All of a sudden the sky over Bethlehem changed.

The hot morning sun disappeared and heavy winds started sweeping through the deserted streets of the little Palestinian town just before the expected arrival of US President Barack Obama last Friday.

“Maybe this is the wind of change,” Mustafa Alaraj said jokingly as Palestinian soldiers pushed him back behind the security barriers.

The curious crowds that had gathered on the square in front of the Nativity Church had to clear the area completely in order to ensure the visitor’s security.

“No, we don’t expect anything from Obama,” he adds.

Alaraj normally works in one of the restaurants on the square, but this Friday was far from normal.

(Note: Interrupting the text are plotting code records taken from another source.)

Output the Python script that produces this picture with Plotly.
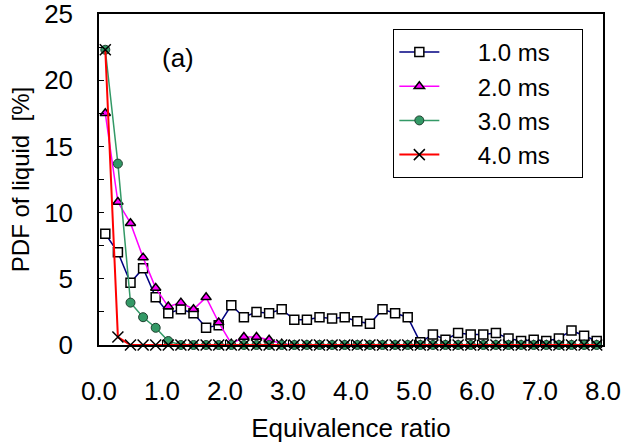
import plotly.graph_objects as go

x_vals = [0.1, 0.3, 0.5, 0.7, 0.9, 1.1, 1.3, 1.5, 1.7, 1.9,
          2.1, 2.3, 2.5, 2.7, 2.9, 3.1, 3.3, 3.5, 3.7, 3.9,
          4.1, 4.3, 4.5, 4.7, 4.9, 5.1, 5.3, 5.5, 5.7, 5.9,
          6.1, 6.3, 6.5, 6.7, 6.9, 7.1, 7.3, 7.5, 7.7, 7.9]

pdf_1ms = [8.4, 7.0, 4.7, 5.8, 3.6, 2.4, 2.7, 2.4, 1.3, 1.5,
           3.0, 2.1, 2.5, 2.4, 2.7, 1.9, 1.9, 2.1, 2.0, 2.1,
           1.8, 1.6, 2.7, 2.4, 2.1, 0.2, 0.8, 0.4, 0.9, 0.8,
           0.8, 0.9, 0.5, 0.3, 0.4, 0.3, 0.5, 1.1, 0.7, 0.3]

pdf_2ms = [17.5, 10.8, 9.2, 6.6, 4.3, 2.9, 3.2, 2.7, 3.6, 1.7,
           0.1, 0.6, 0.6, 0.4, 0.1, 0, 0, 0, 0, 0,
           0, 0, 0, 0, 0, 0, 0, 0, 0, 0,
           0, 0, 0, 0, 0, 0, 0, 0, 0, 0]

pdf_3ms = [22.3, 13.7, 3.2, 2.1, 1.3, 0.3, 0, 0, 0, 0,
           0, 0, 0, 0, 0, 0, 0, 0, 0, 0,
           0, 0, 0, 0, 0, 0, 0, 0, 0, 0,
           0, 0, 0, 0, 0, 0, 0, 0, 0, 0]

pdf_4ms = [22.3, 0.6, 0, 0, 0, 0, 0, 0, 0, 0,
           0, 0, 0, 0, 0, 0, 0, 0, 0, 0,
           0, 0, 0, 0, 0, 0, 0, 0, 0, 0,
           0, 0, 0, 0, 0, 0, 0, 0, 0, 0]

series_names = ["1.0 ms", "2.0 ms", "3.0 ms", "4.0 ms"]
x_tick_vals = [0, 1, 2, 3, 4, 5, 6, 7, 8]
x_tick_text = ["0.0", "1.0", "2.0", "3.0", "4.0", "5.0", "6.0", "7.0", "8.0"]
y_tick_vals = [0, 5, 10, 15, 20, 25]

FONT = "Liberation Sans, Arial, sans-serif"
FS = 26
LFS = 24
LPAD = "&nbsp;&nbsp;&nbsp;&nbsp;&nbsp;"
RPAD = "&nbsp;&nbsp;&nbsp;&nbsp;"

fig = go.Figure()

fig.add_trace(go.Scatter(
    x=x_vals, y=pdf_1ms, name=LPAD + series_names[0] + RPAD, mode="lines+markers",
    line=dict(color="#000080", width=1.5),
    marker=dict(symbol="square", size=9, color="white",
                line=dict(color="black", width=1.5)),
    cliponaxis=False))

fig.add_trace(go.Scatter(
    x=x_vals, y=pdf_2ms, name=LPAD + series_names[1] + RPAD, mode="lines+markers",
    line=dict(color="#ff00ff", width=1.5),
    marker=dict(symbol="triangle-up", size=9, color="#ff00ff",
                line=dict(color="black", width=1.5)),
    cliponaxis=False))

fig.add_trace(go.Scatter(
    x=x_vals, y=pdf_3ms, name=LPAD + series_names[2] + RPAD, mode="lines+markers",
    line=dict(color="#339966", width=1.5),
    marker=dict(symbol="circle", size=9, color="#339966",
                line=dict(color="#1f3f2f", width=1)),
    cliponaxis=False))

fig.add_trace(go.Scatter(
    x=x_vals, y=pdf_4ms, name=LPAD + series_names[3] + RPAD, mode="lines+markers",
    line=dict(color="#ff0000", width=2),
    marker=dict(symbol="x-thin-open", size=11, color="black",
                line=dict(color="black", width=1.5)),
    cliponaxis=False))

fig.add_annotation(x=1.26, y=21.7, xref="x", yref="y", text="(a)",
                   showarrow=False, font=dict(family=FONT, size=FS, color="black"))

fig.update_layout(
    width=624, height=446,
    margin=dict(l=99, r=21, t=14, b=101),
    paper_bgcolor="white", plot_bgcolor="white",
    font=dict(family=FONT, size=FS, color="black"),
    showlegend=True,
    legend=dict(x=0.584, y=0.955, xanchor="left", yanchor="top",
                bgcolor="white", bordercolor="black", borderwidth=1,
                font=dict(family=FONT, size=LFS, color="black"),
                itemwidth=40, tracegroupgap=0),
    xaxis=dict(range=[0, 8], tickvals=x_tick_vals, ticktext=x_tick_text,
               showline=True, linecolor="black", linewidth=1.5, mirror=True,
               ticks="inside", ticklen=5, tickcolor="black",
               showgrid=False, zeroline=False, ticklabelstandoff=22,
               ticklabeloverflow="allow",
               automargin=False,
               title=dict(text="Equivalence ratio", standoff=14,
                          font=dict(family=FONT, size=FS))),
    yaxis=dict(range=[0, 25], tickvals=y_tick_vals,
               showline=True, linecolor="black", linewidth=1.5, mirror=True,
               ticks="inside", ticklen=5, tickcolor="black",
               minor=dict(dtick=2.5, ticks="inside", ticklen=5, tickcolor="black"),
               showgrid=False, zeroline=False, ticklabelstandoff=19,
               ticklabeloverflow="allow",
               automargin=False,
               title=dict(text="PDF of liquid  [%]", standoff=8,
                          font=dict(family=FONT, size=24))),
)

# remove the page's default 8px body margin so the figure fills the window
fig.write_html("out.html", config={"displayModeBar": False},
               post_script="document.body.style.margin='0px';")
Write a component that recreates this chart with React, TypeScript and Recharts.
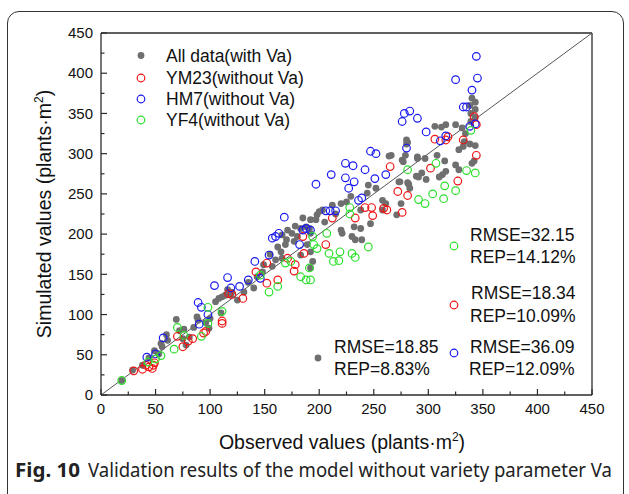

Everything had to be closed when Obama came to visit the Nativity Church, one of Christianity’s most sacred places.

It was a visit the majority of the Palestinians despised.

“He is not welcome here. He doesn’t do anything for us and he supports Israel in everything they do – the settlements, the occupation, the wall,” Alaraj said.

Not even Obama’s powerful speech in front of the Israeli youth on Thursday, in which he emphasised Israel and Palestine’s rights to have their own free state, could mitigate the 24-year-old’s disappointment.

“Words alone don’t help; we need actions,” said Alaraj. “Forty-eight hours is a little time to even deliver messages.”

Obama made clear what was most important to him, however, highlighting the tight bond between the US and Israel, and affirming that his nation stands with the Jewish state as a faithful ally.

He talked about future military assistance and assured that the US “will do what it must in order to prevent Iran from obtaining a nuclear weapon”. Bottom line: the alliance between Israel and the US has never been stronger.

The Israeli public didn’t seem convinced of Obama’s first trip to Israel, during which he more than once urged for the resumption of direct peace talks.

Chaim Levinson, a journalist from Jerusalem who works for the national daily Ha’aretz, doubts that anything changes with the US president’s visit.

“Our government is doing everything to please Obama. It’s a choreographed show,” he said.

Levinson covers the Jewish settlements in the West Bank and thinks: “Obama needs to put pressure on the Israeli government to halt the settlement construction immediately. Otherwise, we will never have talks because this is the core issue of the conflict.”

For Mahir Alawneh, a Palestinian, it is the minor issues his people have to deal with that he hopes Obama noticed.

The Palestinian production manager designed the billboards that are seaming the road from the Israeli checkpoint to Ramallah.

Said Alawneh: “President Obama, you can leave your smartphone at home. We have no 3G in Ramallah.”

He added: “Obama once said he never leaves the house without his BlackBerry and we wanted to show him that we are deprived of things he takes for granted.”

Alawneh developed the message in his office – a table in the back of a little restaurant just outside the centre of Ramallah, the modern Palestinian town 15km north of Jerusalem.

“Obama said he wants to bring change and he can, but where is this change?

“But maybe he can push for some minor changes – and pave the way for the bigger issues.”